▶ _Exercise directions_: Set all the material down again unchanged, without the pictures.

**** Source data ****

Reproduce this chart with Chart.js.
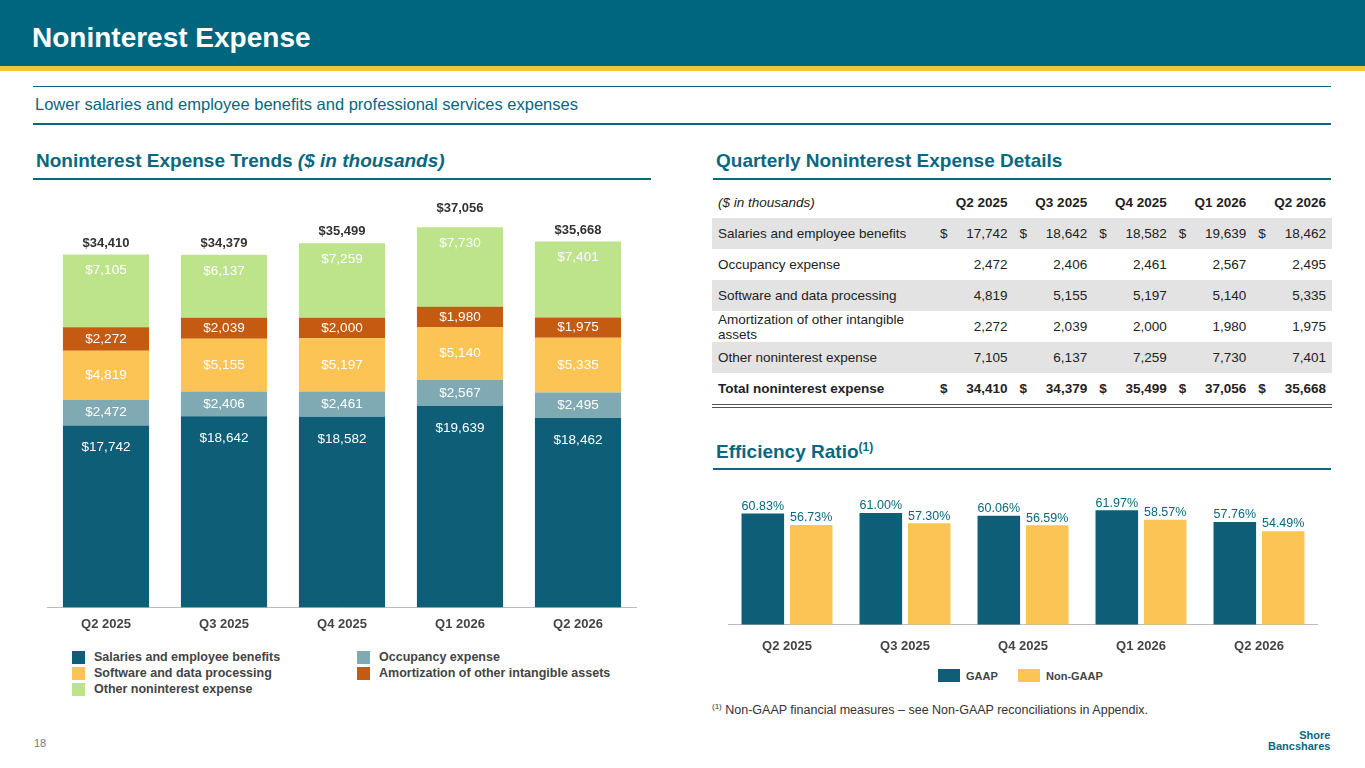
<!DOCTYPE html>
<html><head><meta charset="utf-8">
<script src="https://cdn.jsdelivr.net/npm/chart.js@4"></script>
<style>
body{margin:0;width:1365px;height:768px;position:relative;font-family:Arial,"Liberation Sans",sans-serif;background:#fff;overflow:hidden}
.abs{position:absolute}
#hdr{left:0;top:0;width:1365px;height:66px;background:#006680}
#hdr span{position:absolute;left:32px;top:22px;color:#fff;font-weight:bold;font-size:28px}
#ybar{left:0;top:66px;width:1365px;height:5px;background:#F5C342}
.hl{height:2px;background:#0A6780}
.sec{color:#0A6780;font-weight:bold;font-size:19px}
table{border-collapse:collapse;font-size:13.5px;color:#222}
td{height:31px;padding:0 6px}
.g{background:#e3e3e3}
.lg{font-size:12.5px;font-weight:bold;color:#444;display:flex;align-items:center}
.sw{width:13px;height:13px;display:inline-block;margin-right:9px}
</style></head><body>
<div id="hdr" class="abs"><span>Noninterest Expense</span></div>
<div id="ybar" class="abs"></div>
<div class="abs hl" style="left:33px;top:86px;width:1298px;height:1px"></div>
<div class="abs" style="left:35px;top:95px;font-size:16.5px;color:#0A6780">Lower salaries and employee benefits and professional services expenses</div>
<div class="abs hl" style="left:33px;top:123px;width:1298px"></div>
<div class="abs sec" style="left:36px;top:150px">Noninterest Expense Trends <i>($ in thousands)</i></div>
<div class="abs hl" style="left:33px;top:178px;width:618px"></div>
<div class="abs sec" style="left:716px;top:150px">Quarterly Noninterest Expense Details</div>
<div class="abs hl" style="left:713px;top:178px;width:618px"></div>
<div class="abs sec" style="left:716px;top:440px">Efficiency Ratio<sup style="font-size:12px">(1)</sup></div>
<div class="abs hl" style="left:713px;top:468px;width:618px"></div>
<div class="abs" style="left:47px;top:190px;width:590px;height:443px"><canvas id="c1"></canvas></div>
<div class="abs" style="left:728px;top:488px;width:590px;height:172px"><canvas id="c2"></canvas></div>
<div class="abs" id="tbl" style="left:712px;top:187px;width:620px"></div>
<div class="abs lg" style="left:72px;top:650px"><span class="sw" style="background:#0E5E78"></span>Salaries and employee benefits</div>
<div class="abs lg" style="left:72px;top:666px"><span class="sw" style="background:#FBC455"></span>Software and data processing</div>
<div class="abs lg" style="left:72px;top:682px"><span class="sw" style="background:#BDE38B"></span>Other noninterest expense</div>
<div class="abs lg" style="left:357px;top:650px"><span class="sw" style="background:#7FAAB4"></span>Occupancy expense</div>
<div class="abs lg" style="left:357px;top:666px"><span class="sw" style="background:#C55A11"></span>Amortization of other intangible assets</div>
<div class="abs lg" style="left:938px;top:669px;font-size:11px"><span class="sw" style="background:#0E5E78;width:22px;margin-right:6px"></span>GAAP</div>
<div class="abs lg" style="left:1018px;top:669px;font-size:11px"><span class="sw" style="background:#FBC455;width:22px;margin-right:6px"></span>Non-GAAP</div>
<div class="abs" style="left:712px;top:702px;font-size:12.5px;color:#333"><sup style="font-size:8px">(1)</sup> Non-GAAP financial measures – see Non-GAAP reconciliations in Appendix.</div>
<div class="abs" style="left:34px;top:737px;font-size:11px;color:#777">18</div>
<div class="abs" style="left:1268px;top:730px;font-size:11px;font-weight:bold;color:#0A6780;line-height:11px;text-align:right">Shore<br>Bancshares</div>
<script>
const quarters=["Q2 2025","Q3 2025","Q4 2025","Q1 2026","Q2 2026"];
const salaries=[17742,18642,18582,19639,18462];
const occupancy=[2472,2406,2461,2567,2495];
const software=[4819,5155,5197,5140,5335];
const amort=[2272,2039,2000,1980,1975];
const other=[7105,6137,7259,7730,7401];
const totals=[34410,34379,35499,37056,35668];
const gaap=[60.83,61.00,60.06,61.97,57.76];
const nongaap=[56.73,57.30,56.59,58.57,54.49];

const fmt=v=>v.toLocaleString('en-US');
let h='<table style="width:620px"><tr style="font-weight:bold"><td style="font-weight:normal;font-style:italic">($ in thousands)</td>'+quarters.map(q=>'<td colspan=2 style="text-align:right">'+q+'</td>').join('')+'</tr>';
const rows=[["Salaries and employee benefits",salaries,true,true],["Occupancy expense",occupancy,false,false],["Software and data processing",software,true,false],["Amortization of other intangible assets",amort,false,false],["Other noninterest expense",other,true,false]];
rows.forEach(r=>{h+='<tr class="'+(r[2]?'g':'')+'"><td style="width:210px;line-height:15px">'+r[0]+'</td>'+r[1].map(v=>'<td style="padding:0 0 0 6px">'+(r[3]?'$':'')+'</td><td style="text-align:right">'+fmt(v)+'</td>').join('')+'</tr>';});
h+='<tr style="font-weight:bold;border-bottom:4px double #555"><td>Total noninterest expense</td>'+totals.map(v=>'<td style="padding:0 0 0 6px">$</td><td style="text-align:right">'+fmt(v)+'</td>').join('')+'</tr></table>';
document.getElementById('tbl').innerHTML=h;

const lbl={id:'lbl',afterDatasetsDraw(ch,a,o){const c=ch.ctx;c.save();c.textAlign='center';
 ch.data.datasets.forEach((ds,i)=>{ch.getDatasetMeta(i).data.forEach((b,j)=>{
  const v=ds.data[j];
  if(o.mode==='stack'){c.fillStyle='#fff';c.font='13.5px Arial';c.textBaseline='middle';
   let y=i===0?b.y+22:(i===4?b.y+16:(b.y+b.base)/2);c.fillText('$'+fmt(v),b.x,y);
   if(i===4){c.fillStyle='#333';c.font='bold 13px Arial';c.textBaseline='bottom';c.fillText('$'+fmt(totals[j]),b.x,b.y-(j===3?12:5));}}
  else{c.fillStyle='#0A6780';c.font='12.5px Arial';c.textBaseline='bottom';c.fillText(v.toFixed(2)+'%',b.x,b.y-1);}
 });});c.restore();}};
const sc=[["#0E5E78",salaries],["#7FAAB4",occupancy],["#FBC455",software],["#C55A11",amort],["#BDE38B",other]];
new Chart(document.getElementById('c1'),{type:'bar',plugins:[lbl],
 data:{labels:quarters,datasets:sc.map(s=>({data:s[1],backgroundColor:s[0],barPercentage:0.73,categoryPercentage:1}))},
 options:{animation:false,responsive:true,maintainAspectRatio:false,layout:{padding:0},
 plugins:{legend:{display:false},tooltip:{enabled:false},lbl:{mode:'stack'}},
 scales:{x:{stacked:true,grid:{display:false},border:{color:'#bbb'},ticks:{color:'#444',font:{size:13,weight:'bold'},padding:1}},
 y:{stacked:true,display:false,min:0,max:40700}}}});
new Chart(document.getElementById('c2'),{type:'bar',plugins:[lbl],
 data:{labels:quarters,datasets:[{data:gaap,backgroundColor:'#0E5E78'},{data:nongaap,backgroundColor:'#FBC455'}]},
 options:{animation:false,responsive:true,maintainAspectRatio:false,datasets:{bar:{barPercentage:0.88,categoryPercentage:0.82}},
 plugins:{legend:{display:false},tooltip:{enabled:false},lbl:{mode:'ratio'}},
 scales:{x:{grid:{display:false},border:{color:'#bbb'},ticks:{color:'#444',font:{size:13,weight:'bold'},padding:6}},
 y:{display:false,min:21,max:70}}}});
</script></body></html>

****

▶ _Written response_:
Reproduce this chart with Chart.js.
<!DOCTYPE html>
<html><head><meta charset="utf-8">
<script src="https://cdn.jsdelivr.net/npm/chart.js@4"></script>
<style>
body{margin:0;width:1365px;height:768px;position:relative;font-family:Arial,"Liberation Sans",sans-serif;background:#fff;overflow:hidden}
.abs{position:absolute}
#hdr{left:0;top:0;width:1365px;height:66px;background:#006680}
#hdr span{position:absolute;left:32px;top:22px;color:#fff;font-weight:bold;font-size:28px}
#ybar{left:0;top:66px;width:1365px;height:5px;background:#F5C342}
.hl{height:2px;background:#0A6780}
.sec{color:#0A6780;font-weight:bold;font-size:19px}
table{border-collapse:collapse;font-size:13.5px;color:#222}
td{height:31px;padding:0 6px}
.g{background:#e3e3e3}
.lg{font-size:12.5px;font-weight:bold;color:#444;display:flex;align-items:center}
.sw{width:13px;height:13px;display:inline-block;margin-right:9px}
</style></head><body>
<div id="hdr" class="abs"><span>Noninterest Expense</span></div>
<div id="ybar" class="abs"></div>
<div class="abs hl" style="left:33px;top:86px;width:1298px;height:1px"></div>
<div class="abs" style="left:35px;top:95px;font-size:16.5px;color:#0A6780">Lower salaries and employee benefits and professional services expenses</div>
<div class="abs hl" style="left:33px;top:123px;width:1298px"></div>
<div class="abs sec" style="left:36px;top:150px">Noninterest Expense Trends <i>($ in thousands)</i></div>
<div class="abs hl" style="left:33px;top:178px;width:618px"></div>
<div class="abs sec" style="left:716px;top:150px">Quarterly Noninterest Expense Details</div>
<div class="abs hl" style="left:713px;top:178px;width:618px"></div>
<div class="abs sec" style="left:716px;top:440px">Efficiency Ratio<sup style="font-size:12px">(1)</sup></div>
<div class="abs hl" style="left:713px;top:468px;width:618px"></div>
<div class="abs" style="left:47px;top:190px;width:590px;height:443px"><canvas id="c1"></canvas></div>
<div class="abs" style="left:728px;top:488px;width:590px;height:172px"><canvas id="c2"></canvas></div>
<div class="abs" id="tbl" style="left:712px;top:187px;width:620px"></div>
<div class="abs lg" style="left:72px;top:650px"><span class="sw" style="background:#0E5E78"></span>Salaries and employee benefits</div>
<div class="abs lg" style="left:72px;top:666px"><span class="sw" style="background:#FBC455"></span>Software and data processing</div>
<div class="abs lg" style="left:72px;top:682px"><span class="sw" style="background:#BDE38B"></span>Other noninterest expense</div>
<div class="abs lg" style="left:357px;top:650px"><span class="sw" style="background:#7FAAB4"></span>Occupancy expense</div>
<div class="abs lg" style="left:357px;top:666px"><span class="sw" style="background:#C55A11"></span>Amortization of other intangible assets</div>
<div class="abs lg" style="left:938px;top:669px;font-size:11px"><span class="sw" style="background:#0E5E78;width:22px;margin-right:6px"></span>GAAP</div>
<div class="abs lg" style="left:1018px;top:669px;font-size:11px"><span class="sw" style="background:#FBC455;width:22px;margin-right:6px"></span>Non-GAAP</div>
<div class="abs" style="left:712px;top:702px;font-size:12.5px;color:#333"><sup style="font-size:8px">(1)</sup> Non-GAAP financial measures – see Non-GAAP reconciliations in Appendix.</div>
<div class="abs" style="left:34px;top:737px;font-size:11px;color:#777">18</div>
<div class="abs" style="left:1268px;top:730px;font-size:11px;font-weight:bold;color:#0A6780;line-height:11px;text-align:right">Shore<br>Bancshares</div>
<script>
const quarters=["Q2 2025","Q3 2025","Q4 2025","Q1 2026","Q2 2026"];
const salaries=[17742,18642,18582,19639,18462];
const occupancy=[2472,2406,2461,2567,2495];
const software=[4819,5155,5197,5140,5335];
const amort=[2272,2039,2000,1980,1975];
const other=[7105,6137,7259,7730,7401];
const totals=[34410,34379,35499,37056,35668];
const gaap=[60.83,61.00,60.06,61.97,57.76];
const nongaap=[56.73,57.30,56.59,58.57,54.49];

const fmt=v=>v.toLocaleString('en-US');
let h='<table style="width:620px"><tr style="font-weight:bold"><td style="font-weight:normal;font-style:italic">($ in thousands)</td>'+quarters.map(q=>'<td colspan=2 style="text-align:right">'+q+'</td>').join('')+'</tr>';
const rows=[["Salaries and employee benefits",salaries,true,true],["Occupancy expense",occupancy,false,false],["Software and data processing",software,true,false],["Amortization of other intangible assets",amort,false,false],["Other noninterest expense",other,true,false]];
rows.forEach(r=>{h+='<tr class="'+(r[2]?'g':'')+'"><td style="width:210px;line-height:15px">'+r[0]+'</td>'+r[1].map(v=>'<td style="padding:0 0 0 6px">'+(r[3]?'$':'')+'</td><td style="text-align:right">'+fmt(v)+'</td>').join('')+'</tr>';});
h+='<tr style="font-weight:bold;border-bottom:4px double #555"><td>Total noninterest expense</td>'+totals.map(v=>'<td style="padding:0 0 0 6px">$</td><td style="text-align:right">'+fmt(v)+'</td>').join('')+'</tr></table>';
document.getElementById('tbl').innerHTML=h;

const lbl={id:'lbl',afterDatasetsDraw(ch,a,o){const c=ch.ctx;c.save();c.textAlign='center';
 ch.data.datasets.forEach((ds,i)=>{ch.getDatasetMeta(i).data.forEach((b,j)=>{
  const v=ds.data[j];
  if(o.mode==='stack'){c.fillStyle='#fff';c.font='13.5px Arial';c.textBaseline='middle';
   let y=i===0?b.y+22:(i===4?b.y+16:(b.y+b.base)/2);c.fillText('$'+fmt(v),b.x,y);
   if(i===4){c.fillStyle='#333';c.font='bold 13px Arial';c.textBaseline='bottom';c.fillText('$'+fmt(totals[j]),b.x,b.y-(j===3?12:5));}}
  else{c.fillStyle='#0A6780';c.font='12.5px Arial';c.textBaseline='bottom';c.fillText(v.toFixed(2)+'%',b.x,b.y-1);}
 });});c.restore();}};
const sc=[["#0E5E78",salaries],["#7FAAB4",occupancy],["#FBC455",software],["#C55A11",amort],["#BDE38B",other]];
new Chart(document.getElementById('c1'),{type:'bar',plugins:[lbl],
 data:{labels:quarters,datasets:sc.map(s=>({data:s[1],backgroundColor:s[0],barPercentage:0.73,categoryPercentage:1}))},
 options:{animation:false,responsive:true,maintainAspectRatio:false,layout:{padding:0},
 plugins:{legend:{display:false},tooltip:{enabled:false},lbl:{mode:'stack'}},
 scales:{x:{stacked:true,grid:{display:false},border:{color:'#bbb'},ticks:{color:'#444',font:{size:13,weight:'bold'},padding:1}},
 y:{stacked:true,display:false,min:0,max:40700}}}});
new Chart(document.getElementById('c2'),{type:'bar',plugins:[lbl],
 data:{labels:quarters,datasets:[{data:gaap,backgroundColor:'#0E5E78'},{data:nongaap,backgroundColor:'#FBC455'}]},
 options:{animation:false,responsive:true,maintainAspectRatio:false,datasets:{bar:{barPercentage:0.88,categoryPercentage:0.82}},
 plugins:{legend:{display:false},tooltip:{enabled:false},lbl:{mode:'ratio'}},
 scales:{x:{grid:{display:false},border:{color:'#bbb'},ticks:{color:'#444',font:{size:13,weight:'bold'},padding:6}},
 y:{display:false,min:21,max:70}}}});
</script></body></html>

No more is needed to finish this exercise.